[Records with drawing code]
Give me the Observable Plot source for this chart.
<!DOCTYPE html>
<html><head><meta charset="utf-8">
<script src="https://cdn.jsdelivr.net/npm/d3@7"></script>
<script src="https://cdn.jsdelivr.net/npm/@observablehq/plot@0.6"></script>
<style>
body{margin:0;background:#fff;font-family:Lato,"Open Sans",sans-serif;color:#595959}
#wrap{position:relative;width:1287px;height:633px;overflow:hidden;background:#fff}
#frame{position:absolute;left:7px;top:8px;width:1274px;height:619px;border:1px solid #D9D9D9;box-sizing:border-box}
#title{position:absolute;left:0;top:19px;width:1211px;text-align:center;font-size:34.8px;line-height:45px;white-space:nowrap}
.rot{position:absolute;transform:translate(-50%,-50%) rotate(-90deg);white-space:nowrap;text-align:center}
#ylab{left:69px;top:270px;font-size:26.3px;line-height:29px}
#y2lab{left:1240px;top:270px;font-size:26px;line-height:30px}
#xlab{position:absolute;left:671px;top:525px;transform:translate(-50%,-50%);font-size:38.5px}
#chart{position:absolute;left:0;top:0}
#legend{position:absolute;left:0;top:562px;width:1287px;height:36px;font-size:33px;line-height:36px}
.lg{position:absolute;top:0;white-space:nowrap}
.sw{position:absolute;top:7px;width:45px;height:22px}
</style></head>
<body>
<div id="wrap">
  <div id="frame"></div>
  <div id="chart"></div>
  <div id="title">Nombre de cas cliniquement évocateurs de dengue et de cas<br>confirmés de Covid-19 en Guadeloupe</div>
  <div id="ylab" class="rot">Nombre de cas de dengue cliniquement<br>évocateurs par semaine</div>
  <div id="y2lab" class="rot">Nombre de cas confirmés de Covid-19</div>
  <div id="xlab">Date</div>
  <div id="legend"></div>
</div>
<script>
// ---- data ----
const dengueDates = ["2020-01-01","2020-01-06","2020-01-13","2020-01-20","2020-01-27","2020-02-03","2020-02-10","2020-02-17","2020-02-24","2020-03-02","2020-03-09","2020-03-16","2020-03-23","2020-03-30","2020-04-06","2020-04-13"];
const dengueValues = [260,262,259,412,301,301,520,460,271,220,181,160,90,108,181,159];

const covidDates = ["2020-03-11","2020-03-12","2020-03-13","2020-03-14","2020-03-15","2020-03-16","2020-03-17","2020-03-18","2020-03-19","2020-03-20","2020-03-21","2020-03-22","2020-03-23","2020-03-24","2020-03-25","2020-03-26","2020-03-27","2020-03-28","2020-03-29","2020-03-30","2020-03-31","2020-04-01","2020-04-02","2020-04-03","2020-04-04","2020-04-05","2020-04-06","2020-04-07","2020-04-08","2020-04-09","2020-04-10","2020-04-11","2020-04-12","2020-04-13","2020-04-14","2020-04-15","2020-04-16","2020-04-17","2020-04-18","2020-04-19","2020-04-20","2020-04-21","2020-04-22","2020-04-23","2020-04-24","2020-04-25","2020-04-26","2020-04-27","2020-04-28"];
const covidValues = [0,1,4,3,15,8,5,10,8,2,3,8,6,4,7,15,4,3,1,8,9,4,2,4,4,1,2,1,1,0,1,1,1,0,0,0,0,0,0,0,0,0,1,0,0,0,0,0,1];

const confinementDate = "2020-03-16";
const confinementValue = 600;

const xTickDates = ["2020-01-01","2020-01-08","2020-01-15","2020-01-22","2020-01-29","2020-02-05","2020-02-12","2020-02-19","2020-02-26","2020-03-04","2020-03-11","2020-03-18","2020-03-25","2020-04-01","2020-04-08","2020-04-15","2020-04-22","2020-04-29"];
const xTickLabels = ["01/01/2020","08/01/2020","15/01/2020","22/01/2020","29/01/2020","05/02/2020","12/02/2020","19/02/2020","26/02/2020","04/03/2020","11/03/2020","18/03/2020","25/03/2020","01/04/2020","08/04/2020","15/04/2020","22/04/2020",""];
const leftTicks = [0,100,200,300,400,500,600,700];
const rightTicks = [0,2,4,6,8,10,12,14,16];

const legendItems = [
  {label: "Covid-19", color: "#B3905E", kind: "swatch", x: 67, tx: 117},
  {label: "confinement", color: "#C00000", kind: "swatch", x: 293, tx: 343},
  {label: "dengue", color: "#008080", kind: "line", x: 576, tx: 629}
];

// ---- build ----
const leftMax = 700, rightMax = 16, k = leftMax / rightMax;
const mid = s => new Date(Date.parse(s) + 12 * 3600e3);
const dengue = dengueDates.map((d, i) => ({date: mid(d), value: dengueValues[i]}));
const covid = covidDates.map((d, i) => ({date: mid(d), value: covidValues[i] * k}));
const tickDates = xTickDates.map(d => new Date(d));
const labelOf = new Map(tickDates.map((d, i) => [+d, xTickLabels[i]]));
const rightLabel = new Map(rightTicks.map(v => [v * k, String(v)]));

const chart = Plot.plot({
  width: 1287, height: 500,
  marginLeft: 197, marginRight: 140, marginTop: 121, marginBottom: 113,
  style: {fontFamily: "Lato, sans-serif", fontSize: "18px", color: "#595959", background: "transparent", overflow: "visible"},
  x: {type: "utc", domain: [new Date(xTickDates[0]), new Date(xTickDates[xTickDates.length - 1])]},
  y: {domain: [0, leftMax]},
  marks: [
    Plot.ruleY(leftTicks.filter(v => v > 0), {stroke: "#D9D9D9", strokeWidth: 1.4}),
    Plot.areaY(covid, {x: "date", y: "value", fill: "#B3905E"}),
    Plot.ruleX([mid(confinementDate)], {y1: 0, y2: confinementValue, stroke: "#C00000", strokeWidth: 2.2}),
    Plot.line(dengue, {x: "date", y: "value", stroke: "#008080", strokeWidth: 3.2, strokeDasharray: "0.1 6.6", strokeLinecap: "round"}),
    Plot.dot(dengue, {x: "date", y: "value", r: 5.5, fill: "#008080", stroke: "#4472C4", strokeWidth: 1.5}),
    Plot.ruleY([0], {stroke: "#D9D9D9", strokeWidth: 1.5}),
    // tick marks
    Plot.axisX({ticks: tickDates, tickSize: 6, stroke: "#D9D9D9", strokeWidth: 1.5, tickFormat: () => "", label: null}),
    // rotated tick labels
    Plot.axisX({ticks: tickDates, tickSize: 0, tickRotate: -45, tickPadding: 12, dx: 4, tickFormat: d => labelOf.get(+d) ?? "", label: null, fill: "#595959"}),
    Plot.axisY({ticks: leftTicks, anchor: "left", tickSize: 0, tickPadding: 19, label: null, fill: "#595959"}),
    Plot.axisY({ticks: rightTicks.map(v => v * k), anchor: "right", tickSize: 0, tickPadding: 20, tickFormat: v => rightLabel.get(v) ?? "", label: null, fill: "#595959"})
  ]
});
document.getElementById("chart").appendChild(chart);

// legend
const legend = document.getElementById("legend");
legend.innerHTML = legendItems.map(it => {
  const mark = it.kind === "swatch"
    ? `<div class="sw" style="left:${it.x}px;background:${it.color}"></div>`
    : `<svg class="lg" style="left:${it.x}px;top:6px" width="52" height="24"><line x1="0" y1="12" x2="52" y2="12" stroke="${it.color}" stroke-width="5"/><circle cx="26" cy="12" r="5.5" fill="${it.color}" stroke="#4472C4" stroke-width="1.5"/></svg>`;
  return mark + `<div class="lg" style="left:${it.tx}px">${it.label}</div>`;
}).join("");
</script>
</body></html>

...

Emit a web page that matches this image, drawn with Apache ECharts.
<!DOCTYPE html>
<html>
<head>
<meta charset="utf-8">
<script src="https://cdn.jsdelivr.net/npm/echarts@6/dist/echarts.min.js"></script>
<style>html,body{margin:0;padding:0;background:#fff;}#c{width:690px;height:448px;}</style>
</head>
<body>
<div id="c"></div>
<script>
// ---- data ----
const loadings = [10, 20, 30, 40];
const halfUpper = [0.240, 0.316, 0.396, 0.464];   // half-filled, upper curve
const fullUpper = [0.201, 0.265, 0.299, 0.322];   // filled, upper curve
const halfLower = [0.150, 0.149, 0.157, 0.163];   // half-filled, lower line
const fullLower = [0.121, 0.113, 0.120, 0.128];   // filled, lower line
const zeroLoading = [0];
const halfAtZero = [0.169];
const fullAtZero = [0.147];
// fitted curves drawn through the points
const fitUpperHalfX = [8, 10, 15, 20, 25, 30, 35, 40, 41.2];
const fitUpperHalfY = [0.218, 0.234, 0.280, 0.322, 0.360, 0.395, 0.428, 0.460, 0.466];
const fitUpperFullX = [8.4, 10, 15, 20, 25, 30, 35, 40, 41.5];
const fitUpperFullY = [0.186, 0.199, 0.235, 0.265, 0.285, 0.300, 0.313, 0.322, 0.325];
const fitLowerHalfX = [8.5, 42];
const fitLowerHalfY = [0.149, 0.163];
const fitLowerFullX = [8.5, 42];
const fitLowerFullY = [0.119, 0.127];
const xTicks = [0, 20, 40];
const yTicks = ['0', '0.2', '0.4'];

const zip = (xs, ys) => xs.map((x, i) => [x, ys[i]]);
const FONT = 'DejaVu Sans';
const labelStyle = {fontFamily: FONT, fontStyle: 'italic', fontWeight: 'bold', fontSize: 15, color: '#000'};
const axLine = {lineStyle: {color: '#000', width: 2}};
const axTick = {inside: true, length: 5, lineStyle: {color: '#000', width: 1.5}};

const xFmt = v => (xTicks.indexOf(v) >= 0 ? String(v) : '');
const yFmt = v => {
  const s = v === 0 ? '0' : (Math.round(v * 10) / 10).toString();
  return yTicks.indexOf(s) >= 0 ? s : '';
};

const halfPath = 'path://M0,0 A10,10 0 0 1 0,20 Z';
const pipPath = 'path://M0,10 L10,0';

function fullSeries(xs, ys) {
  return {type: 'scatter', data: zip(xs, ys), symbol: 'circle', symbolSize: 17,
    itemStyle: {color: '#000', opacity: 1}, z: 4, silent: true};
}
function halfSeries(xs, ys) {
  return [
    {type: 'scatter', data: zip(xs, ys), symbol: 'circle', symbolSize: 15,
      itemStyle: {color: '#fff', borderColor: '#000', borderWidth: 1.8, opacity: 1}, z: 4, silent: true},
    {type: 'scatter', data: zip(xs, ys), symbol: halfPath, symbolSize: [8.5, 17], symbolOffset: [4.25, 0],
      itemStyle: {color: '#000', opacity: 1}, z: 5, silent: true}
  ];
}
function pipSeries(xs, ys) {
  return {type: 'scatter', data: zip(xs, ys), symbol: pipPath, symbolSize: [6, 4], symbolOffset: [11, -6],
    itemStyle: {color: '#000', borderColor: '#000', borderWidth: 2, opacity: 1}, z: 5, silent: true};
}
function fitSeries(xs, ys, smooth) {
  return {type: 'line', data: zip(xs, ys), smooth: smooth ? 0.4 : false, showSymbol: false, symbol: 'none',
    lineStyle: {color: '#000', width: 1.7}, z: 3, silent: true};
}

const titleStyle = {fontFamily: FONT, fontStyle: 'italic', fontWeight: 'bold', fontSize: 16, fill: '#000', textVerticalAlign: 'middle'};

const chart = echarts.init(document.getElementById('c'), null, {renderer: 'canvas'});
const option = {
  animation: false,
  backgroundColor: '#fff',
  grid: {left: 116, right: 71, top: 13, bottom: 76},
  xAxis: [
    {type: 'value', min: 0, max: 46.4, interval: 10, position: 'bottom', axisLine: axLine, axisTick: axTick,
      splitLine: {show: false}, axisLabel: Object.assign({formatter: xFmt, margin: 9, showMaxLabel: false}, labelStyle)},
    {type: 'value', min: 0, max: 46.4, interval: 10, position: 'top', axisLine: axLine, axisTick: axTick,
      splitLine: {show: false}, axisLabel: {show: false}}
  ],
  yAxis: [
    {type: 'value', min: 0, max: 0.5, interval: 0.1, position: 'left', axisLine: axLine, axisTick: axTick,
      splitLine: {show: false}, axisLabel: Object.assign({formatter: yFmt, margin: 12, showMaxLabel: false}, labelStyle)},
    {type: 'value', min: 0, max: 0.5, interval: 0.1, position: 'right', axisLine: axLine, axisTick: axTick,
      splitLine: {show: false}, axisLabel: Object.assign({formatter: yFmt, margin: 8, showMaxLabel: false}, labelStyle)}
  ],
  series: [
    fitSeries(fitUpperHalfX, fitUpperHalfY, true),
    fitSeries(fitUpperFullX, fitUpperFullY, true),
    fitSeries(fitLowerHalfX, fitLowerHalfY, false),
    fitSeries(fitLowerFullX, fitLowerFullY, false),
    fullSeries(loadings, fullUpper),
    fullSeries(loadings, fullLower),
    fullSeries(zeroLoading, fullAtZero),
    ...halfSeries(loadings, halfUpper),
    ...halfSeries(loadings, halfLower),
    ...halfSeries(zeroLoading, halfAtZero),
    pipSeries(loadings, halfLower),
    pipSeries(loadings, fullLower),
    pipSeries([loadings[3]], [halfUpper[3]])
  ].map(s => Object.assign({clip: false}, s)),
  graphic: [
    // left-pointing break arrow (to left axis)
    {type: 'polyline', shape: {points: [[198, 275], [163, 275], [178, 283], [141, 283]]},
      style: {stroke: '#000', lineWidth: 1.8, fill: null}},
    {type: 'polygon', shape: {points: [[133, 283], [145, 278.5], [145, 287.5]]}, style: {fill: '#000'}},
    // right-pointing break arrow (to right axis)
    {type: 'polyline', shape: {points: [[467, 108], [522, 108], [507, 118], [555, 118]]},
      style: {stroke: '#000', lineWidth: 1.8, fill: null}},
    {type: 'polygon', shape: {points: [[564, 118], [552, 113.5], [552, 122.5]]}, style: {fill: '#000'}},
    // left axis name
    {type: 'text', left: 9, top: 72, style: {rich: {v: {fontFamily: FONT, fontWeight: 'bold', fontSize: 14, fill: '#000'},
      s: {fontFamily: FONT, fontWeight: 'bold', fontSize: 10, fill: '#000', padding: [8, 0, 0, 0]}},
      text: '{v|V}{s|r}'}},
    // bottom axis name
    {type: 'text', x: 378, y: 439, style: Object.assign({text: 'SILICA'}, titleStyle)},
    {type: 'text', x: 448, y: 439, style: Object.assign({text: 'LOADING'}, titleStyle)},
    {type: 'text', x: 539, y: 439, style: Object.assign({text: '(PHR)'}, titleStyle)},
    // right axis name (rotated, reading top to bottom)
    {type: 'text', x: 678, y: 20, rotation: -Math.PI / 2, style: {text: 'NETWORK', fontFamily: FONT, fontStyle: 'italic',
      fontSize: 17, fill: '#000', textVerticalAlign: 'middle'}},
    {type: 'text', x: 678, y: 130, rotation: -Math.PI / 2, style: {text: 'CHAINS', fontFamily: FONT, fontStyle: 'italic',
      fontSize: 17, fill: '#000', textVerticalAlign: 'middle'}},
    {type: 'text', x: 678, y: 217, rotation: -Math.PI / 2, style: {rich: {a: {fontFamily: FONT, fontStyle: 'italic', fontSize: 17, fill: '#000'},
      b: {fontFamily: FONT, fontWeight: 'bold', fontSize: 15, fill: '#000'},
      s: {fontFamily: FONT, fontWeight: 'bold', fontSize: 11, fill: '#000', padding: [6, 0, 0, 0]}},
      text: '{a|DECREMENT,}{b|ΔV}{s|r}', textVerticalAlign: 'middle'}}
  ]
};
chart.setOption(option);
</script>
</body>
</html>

* * *

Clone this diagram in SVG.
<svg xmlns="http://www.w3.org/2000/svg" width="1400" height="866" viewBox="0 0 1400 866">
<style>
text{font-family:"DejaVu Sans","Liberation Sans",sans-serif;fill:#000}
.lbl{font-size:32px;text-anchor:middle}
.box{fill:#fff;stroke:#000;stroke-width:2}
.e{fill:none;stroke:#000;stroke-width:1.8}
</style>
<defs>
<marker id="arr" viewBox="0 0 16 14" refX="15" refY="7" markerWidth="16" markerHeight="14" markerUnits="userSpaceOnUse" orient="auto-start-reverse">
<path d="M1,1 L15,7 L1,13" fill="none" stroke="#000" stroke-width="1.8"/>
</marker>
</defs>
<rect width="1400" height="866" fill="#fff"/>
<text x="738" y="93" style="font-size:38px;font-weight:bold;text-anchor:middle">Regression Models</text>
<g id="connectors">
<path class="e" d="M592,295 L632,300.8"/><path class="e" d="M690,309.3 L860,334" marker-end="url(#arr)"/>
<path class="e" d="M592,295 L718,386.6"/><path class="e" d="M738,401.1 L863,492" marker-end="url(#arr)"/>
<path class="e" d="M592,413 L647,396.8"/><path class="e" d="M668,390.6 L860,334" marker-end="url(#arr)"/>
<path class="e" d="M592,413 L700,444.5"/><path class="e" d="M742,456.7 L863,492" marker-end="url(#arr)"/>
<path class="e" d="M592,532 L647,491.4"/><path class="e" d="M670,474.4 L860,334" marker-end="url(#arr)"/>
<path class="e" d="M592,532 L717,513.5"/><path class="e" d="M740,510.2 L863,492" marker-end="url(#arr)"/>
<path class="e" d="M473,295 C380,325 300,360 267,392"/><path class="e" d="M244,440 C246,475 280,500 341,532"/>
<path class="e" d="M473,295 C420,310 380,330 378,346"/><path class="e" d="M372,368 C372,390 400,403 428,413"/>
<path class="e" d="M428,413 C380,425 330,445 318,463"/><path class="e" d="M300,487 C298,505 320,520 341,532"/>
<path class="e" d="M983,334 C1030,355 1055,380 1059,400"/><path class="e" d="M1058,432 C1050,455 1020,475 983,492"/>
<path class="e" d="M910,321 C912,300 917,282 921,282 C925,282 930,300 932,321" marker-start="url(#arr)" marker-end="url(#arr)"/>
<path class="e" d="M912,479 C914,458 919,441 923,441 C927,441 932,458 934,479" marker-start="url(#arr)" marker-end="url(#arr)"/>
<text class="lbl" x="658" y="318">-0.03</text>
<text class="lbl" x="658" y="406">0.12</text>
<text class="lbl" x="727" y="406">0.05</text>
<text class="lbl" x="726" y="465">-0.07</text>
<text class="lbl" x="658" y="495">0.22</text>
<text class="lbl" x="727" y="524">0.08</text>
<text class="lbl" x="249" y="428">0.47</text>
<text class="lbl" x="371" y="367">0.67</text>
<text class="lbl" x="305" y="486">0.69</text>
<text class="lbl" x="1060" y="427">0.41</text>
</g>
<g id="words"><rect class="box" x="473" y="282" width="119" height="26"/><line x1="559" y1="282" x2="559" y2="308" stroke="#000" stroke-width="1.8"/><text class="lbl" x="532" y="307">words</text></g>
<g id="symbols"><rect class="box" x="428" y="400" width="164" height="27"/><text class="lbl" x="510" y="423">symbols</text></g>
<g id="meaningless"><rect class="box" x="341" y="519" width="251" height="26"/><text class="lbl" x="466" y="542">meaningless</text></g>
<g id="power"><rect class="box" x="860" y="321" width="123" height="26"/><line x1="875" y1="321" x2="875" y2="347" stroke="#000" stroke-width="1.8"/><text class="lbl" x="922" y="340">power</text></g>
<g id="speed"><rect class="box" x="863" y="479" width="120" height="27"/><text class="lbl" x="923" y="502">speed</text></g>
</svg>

§ **EXERCISE DETAILS**: Gather each line that holds "drawn".

§ **FINISHED EXERCISE**:
Emit a web page that matches this image, drawn with Apache ECharts.
// fitted curves drawn through the points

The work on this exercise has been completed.